→ **Challenge**:
Only the lines from the start of the data below through the line that contains "(7,10) -- (1183,10);" are to be copied, exactly and without pictures.

++++++++

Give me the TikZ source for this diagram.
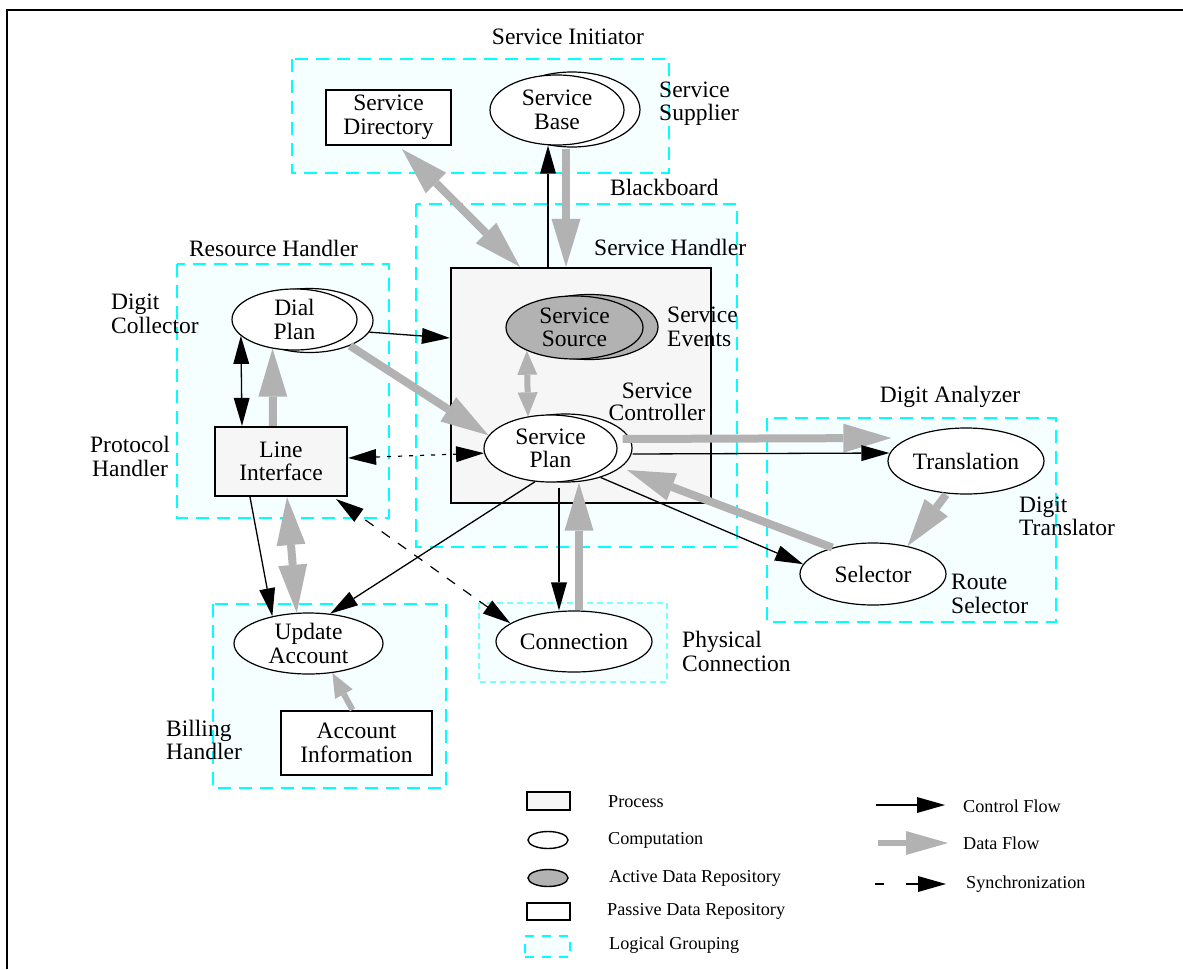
\documentclass[tikz,border=0pt]{standalone}
\usepackage{fontspec}
\setmainfont{Liberation Serif}
\usetikzlibrary{arrows.meta,shapes.geometric,calc}
\definecolor{grpfill}{RGB}{245,255,255}
\definecolor{grpline}{RGB}{0,255,255}
\definecolor{pcline}{RGB}{120,255,255}
\definecolor{procfill}{RGB}{246,246,246}
\definecolor{activefill}{RGB}{178,178,178}
\definecolor{dataclr}{RGB}{178,178,178}
\begin{document}
\begin{tikzpicture}[x=1pt,y=-1pt,
 every node/.style={font=\fontsize{23.5}{23.5}\selectfont},
 grp/.style={draw=grpline, fill=grpfill, line width=2.4pt, dash pattern=on 13pt off 8pt},
 pcgrp/.style={draw=pcline, fill=grpfill, line width=2pt, dash pattern=on 6pt off 4pt},
 proc/.style={rectangle, draw=black, fill=procfill, line width=2.2pt, inner sep=0pt, align=center},
 passive/.style={rectangle, draw=black, fill=white, line width=2.2pt, inner sep=0pt, align=center},
 comp/.style={ellipse, draw=black, fill=white, line width=1.2pt, inner sep=0pt},
 active/.style={ellipse, draw=black, fill=activefill, line width=1.2pt, inner sep=0pt},
 txt/.style={align=center, inner sep=0pt},
 lbl/.style={align=left, anchor=west, inner sep=0pt},
 lblc/.style={align=center, anchor=center, inner sep=0pt},
 lgtxt/.style={anchor=west, inner sep=0pt, font=\fontsize{18.2}{20}\selectfont},
 ctrl/.style={draw=black, line width=1.3pt, >={Triangle[length=28pt,width=16pt,line width=0pt]}, ->},
 ctrlboth/.style={ctrl, <->},
 data/.style={draw=dataclr, line width=8pt, >={Triangle[length=48pt,width=29pt,line width=0pt]}, ->},
 databoth/.style={data, <->},
 datasmall/.style={draw=dataclr, line width=6pt, >={Triangle[length=24pt,width=20pt,line width=0pt]}, ->},
 datasmallboth/.style={datasmall, <->},
 sync/.style={draw=black, line width=1.2pt, dash pattern=on 10pt off 10pt, >={Triangle[length=28pt,width=16pt,line width=0pt]}, <->},
 syncdot/.style={sync, dash pattern=on 4pt off 7pt},
]
\useasboundingbox (0,0) rectangle (1183,969);
% frame
\draw[line width=2.4pt] (7,969) -- (7,10) -- (1183,10);

% logical groupings
\draw[grp] (292,59) rectangle (669,173);
\draw[grp] (416,204) rectangle (737,547);
\draw[grp] (177,264) rectangle (389,518);
\draw[grp] (767,418) rectangle (1056,622);
\draw[grp] (213,604) rectangle (446,788);
\draw[pcgrp] (479,603) rectangle (667,682);

% group labels
\node[lblc] (lSI) at (568,37) {Service Initiator};
\node[lbl] (lSS) at (659,103.5) {Service\\Supplier};
\node[lbl] (lBB) at (610,187) {Blackboard};
\node[lbl] (lSH) at (594,247) {Service Handler};
\node[lblc] (lRH) at (273.5,248) {Resource Handler};
\node[lbl] (lDC) at (111,314) {Digit\\Collector};
\node[lblc] (lPH) at (130,456.5) {Protocol\\Handler};
\node[lblc] (lDA) at (950,397) {Digit Analyzer};
\node[lbl] (lDT) at (1019,516.5) {Digit\\Translator};
\node[lbl] (lRS) at (951,594) {Route\\Selector};
\node[lbl] (lPC) at (682,651.5) {Physical\\Connection};
\node[lbl] (lBH) at (166,740) {Billing\\Handler};

% nodes
\node[passive, minimum width=125pt, minimum height=55pt] (sdir) at (388.5,117.5) {Service\\Directory};
\node[comp, minimum width=136pt, minimum height=75pt] (sbB) at (572,109.5) {};
\node[comp, minimum width=134pt, minimum height=70pt, label={[txt]center:Service\\Base}] (sb) at (557,110) {};

\node[proc, minimum width=260pt, minimum height=235pt] (sc) at (581,385.5) {};
\node[lblc, font=\fontsize{23.5}{21.5}\selectfont] (lSC) at (657,402) {Service\\Controller};
\node[lbl] (lSE) at (667,327) {Service\\Events};
\node[active, minimum width=137pt, minimum height=65pt] (ssB) at (589.5,327) {};
\node[active, minimum width=137pt, minimum height=63pt, label={[txt]center:Service\\Source}] (ss) at (574.5,327.5) {};
\node[comp, minimum width=133pt, minimum height=68pt] (spB) at (565.5,448) {};
\node[comp, minimum width=133pt, minimum height=67pt, label={[txt]center:Service\\Plan}] (sp) at (550.5,448.5) {};

\node[comp, minimum width=127pt, minimum height=64pt] (dpB) at (309.5,320.5) {};
\node[comp, minimum width=125pt, minimum height=61pt, label={[txt]center:Dial\\Plan}] (dp) at (294.5,319.5) {};
\node[proc, minimum width=132pt, minimum height=69pt] (li) at (281,461.5) {Line\\Interface};

\node[comp, minimum width=156pt, minimum height=66pt, label={[txt]center:Translation}] (tr) at (966,461) {};
\node[comp, minimum width=146pt, minimum height=62pt, label={[txt]center:Selector}] (sel) at (873,574) {};
\node[comp, minimum width=156pt, minimum height=61pt, label={[txt]center:Connection}] (conn) at (574,641.5) {};
\node[comp, minimum width=149pt, minimum height=61pt, label={[txt]center:Update\\Account}] (ua) at (308.5,643.5) {};
\node[passive, minimum width=151pt, minimum height=64pt] (ai) at (356.5,743) {Account\\Information};

% connectors
\draw[databoth] ([xshift=13.5pt,yshift=-3pt]sdir.south) -- ([xshift=-61pt]sc.north);
\draw[ctrl] ([xshift=-33pt]sc.north) -- ([xshift=-9pt]sb.south);
\draw[data] ([xshift=9pt,yshift=-3pt]sb.south) -- ([xshift=-15pt]sc.north);
\draw[datasmallboth] (ss.206) -- (sp.125);
\draw[ctrl] (dpB.349) -- ([yshift=47.5pt]sc.west);
\draw[data] (dpB.328) -- (sp.168);
\draw[ctrlboth] (dp.197) -- ([xshift=-39pt]li.north);
\draw[data] ([xshift=-8pt]li.north) -- (dp.233);
\draw[syncdot] ([yshift=3.5pt]li.east) -- (sp.184);
\draw[data] ([xshift=-10pt,yshift=9pt]spB.east) -- ([xshift=4pt,yshift=23pt]tr.west);
\draw[ctrl] ([yshift=-6pt]spB.east) -- ([xshift=2pt,yshift=8pt]tr.west);
\draw[data] (sel.147) -- ([xshift=61.5pt,yshift=-22pt]spB.center);
\draw[ctrl] (spB.320) -- (sel.172);
\draw[data] ([xshift=-20pt]tr.south) -- (sel.39);
\draw[ctrl] (sp.245) -- (ua.54);
\draw[ctrl] ([xshift=-31pt]li.south) -- (ua.143);
\draw[databoth] ([xshift=6pt]li.south) -- (ua.111);
\draw[sync] (conn.164) -- ([xshift=-12pt,yshift=-2pt]li.south east);
\draw[ctrl] ([xshift=8.5pt,yshift=-5pt]sp.south) -- ([xshift=-15pt]conn.north);
\draw[data] ([xshift=5pt]conn.north) -- ([xshift=13.5pt]spB.south);
\draw[datasmall] ([xshift=-4pt]ai.north) -- (ua.309);

% legend
\node[proc, minimum width=43pt, minimum height=18pt] (lgP) at (548.5,801) {};
\node[comp, line width=1.4pt, minimum width=40pt, minimum height=17pt] (lgC) at (548,840) {};
\node[active, line width=1.4pt, minimum width=40pt, minimum height=17pt] (lgA) at (548,878) {};
\node[passive, minimum width=43pt, minimum height=17pt] (lgD) at (548.5,911.5) {};
\node[grp, rectangle, minimum width=45pt, minimum height=21pt, inner sep=0pt, dash pattern=on 9pt off 8pt] (lgG) at (547.5,946.5) {};
\node[lgtxt] (tP) at (608,802) {Process};
\node[lgtxt] (tC) at (608,840) {Computation};
\node[lgtxt] (tA) at (609,878) {Active Data Repository};
\node[lgtxt] (tD) at (607,911) {Passive Data Repository};
\node[lgtxt] (tG) at (609,945) {Logical Grouping};

\coordinate (cf1) at (876,805);
\coordinate (cf2) at (945,805);
\draw[ctrl] (cf1) -- (cf2);
\coordinate (df1) at (878,843);
\coordinate (df2) at (948,843);
\draw[data, line width=6pt, >={Triangle[length=42pt,width=24pt,line width=0pt]}] (df1) -- (df2);
\coordinate (sy1) at (875,884);
\coordinate (sy2) at (946,884);
\draw[sync, dash pattern=on 9pt off 22pt on 80pt, ->] (sy1) -- (sy2);
\node[lgtxt] (tCF) at (963,806) {Control Flow};
\node[lgtxt] (tDF) at (963,843) {Data Flow};
\node[lgtxt] (tSY) at (966,884) {Synchronization};
\end{tikzpicture}
\end{document}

++++++++

→ **Solution to this task**:
Give me the TikZ source for this diagram.
\documentclass[tikz,border=0pt]{standalone}
\usepackage{fontspec}
\setmainfont{Liberation Serif}
\usetikzlibrary{arrows.meta,shapes.geometric,calc}
\definecolor{grpfill}{RGB}{245,255,255}
\definecolor{grpline}{RGB}{0,255,255}
\definecolor{pcline}{RGB}{120,255,255}
\definecolor{procfill}{RGB}{246,246,246}
\definecolor{activefill}{RGB}{178,178,178}
\definecolor{dataclr}{RGB}{178,178,178}
\begin{document}
\begin{tikzpicture}[x=1pt,y=-1pt,
 every node/.style={font=\fontsize{23.5}{23.5}\selectfont},
 grp/.style={draw=grpline, fill=grpfill, line width=2.4pt, dash pattern=on 13pt off 8pt},
 pcgrp/.style={draw=pcline, fill=grpfill, line width=2pt, dash pattern=on 6pt off 4pt},
 proc/.style={rectangle, draw=black, fill=procfill, line width=2.2pt, inner sep=0pt, align=center},
 passive/.style={rectangle, draw=black, fill=white, line width=2.2pt, inner sep=0pt, align=center},
 comp/.style={ellipse, draw=black, fill=white, line width=1.2pt, inner sep=0pt},
 active/.style={ellipse, draw=black, fill=activefill, line width=1.2pt, inner sep=0pt},
 txt/.style={align=center, inner sep=0pt},
 lbl/.style={align=left, anchor=west, inner sep=0pt},
 lblc/.style={align=center, anchor=center, inner sep=0pt},
 lgtxt/.style={anchor=west, inner sep=0pt, font=\fontsize{18.2}{20}\selectfont},
 ctrl/.style={draw=black, line width=1.3pt, >={Triangle[length=28pt,width=16pt,line width=0pt]}, ->},
 ctrlboth/.style={ctrl, <->},
 data/.style={draw=dataclr, line width=8pt, >={Triangle[length=48pt,width=29pt,line width=0pt]}, ->},
 databoth/.style={data, <->},
 datasmall/.style={draw=dataclr, line width=6pt, >={Triangle[length=24pt,width=20pt,line width=0pt]}, ->},
 datasmallboth/.style={datasmall, <->},
 sync/.style={draw=black, line width=1.2pt, dash pattern=on 10pt off 10pt, >={Triangle[length=28pt,width=16pt,line width=0pt]}, <->},
 syncdot/.style={sync, dash pattern=on 4pt off 7pt},
]
\useasboundingbox (0,0) rectangle (1183,969);
% frame
\draw[line width=2.4pt] (7,969) -- (7,10) -- (1183,10);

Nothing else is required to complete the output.